An experimental drug designed to reduce brain inflammation appears safe for older adults undergoing surgery and may lower the risk of postoperative delirium, according to a phase 2 clinical trial published in JAMA Network Open.
The drug, CN-105, is a lab-made peptide developed at Duke University School of Medicine to mimic the protective effects of apolipoprotein E (APOE), a protein linked to brain health.
The primary goal of the trial, known as MARBLE, was safety. On that front, CN-105 performed well, marking an early step toward what could become the first medication to treat postoperative delirium.
“Delirium remains one of the most common, costly and under addressed complications of surgery in older adults,” said the study’s lead author Miles Berger, MD, PhD, an anesthesiologist and perioperative care researcher at Stanford Medicine. “There is a critical need for new approaches that target its underlying biology.”
Roughly one in four older patients develop confusion and altered awareness in the hours and days after surgery. The condition — postoperative delirium — costs the U.S. health care system an estimated $80 billion a year.
In the trial, 186 patients ages 60 and older were randomly assigned to receive either CN-105 or a placebo. Patients who received CN-105 before surgery had fewer complications overall, with a median of one moderate or serious complication, such as infection, digestive or blood-related issues, compared to two in those who did not.
Although the study was not designed to measure effectiveness, researchers observed encouraging trends.
Postoperative delirium affected 19.3% of patients who received CN-105, compared with 26.5% of those in the non-treatment group.
The approximate 25% relative risk reduction favored the drug, but did not reach statistical significance, likely a result of the modest sample size, said first study author Noah Timko, MPH, a clinical research coordinator in the Duke Department of Anesthesiology.
The results set the stage for a larger clinical study to determine whether the drug truly reduces postoperative delirium.
“Even a modest reduction could translate into shorter hospital stays, lower costs, and a better quality of life,” Berger said.
Scientists increasingly believe inflammation is a key cause of postoperative delirium. One risk factor is the APOE ε4 gene variant, which is tied to Alzheimer’s disease and heightened inflammation in the brain.
That connection points to what happens next: Surgery triggers inflammation across the body. In more vulnerable brains, that surge can briefly scramble thinking and awareness.
“The idea is that postoperative delirium may be an acute, short-term version of the type of inflammatory processes that drive longer-term neurodegenerative diseases,” Berger said.
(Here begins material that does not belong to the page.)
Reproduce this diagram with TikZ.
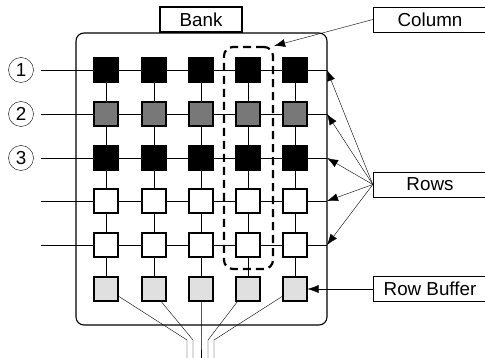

To target those processes, Duke scientists reverse engineered APOE’s neuroprotective effects into a drug refined enough to cross the blood-brain barrier and tamp down harmful inflammation.
It’s a discovery process that began more than 30 years ago in the lab of Daniel Laskowitz, MD, a Duke neurologist and co-inventor of CN-105. Laskowitz and colleagues hold multiple patents and, with Duke University, launched the startup, Aegis CN, to help develop the drug further.
“Because it helps block brain inflammation and prevents nerve cell death, it may be effective across a wide range of conditions – from acute brain injuries like stroke and intracranial hemorrhage to post-operative delirium and chronic neurogenerative diseases, such as Alzheimer’s,” Laskowitz said.
The study was funded by the Alzheimer’s Drug Discovery Foundation and the National Institutes on Aging.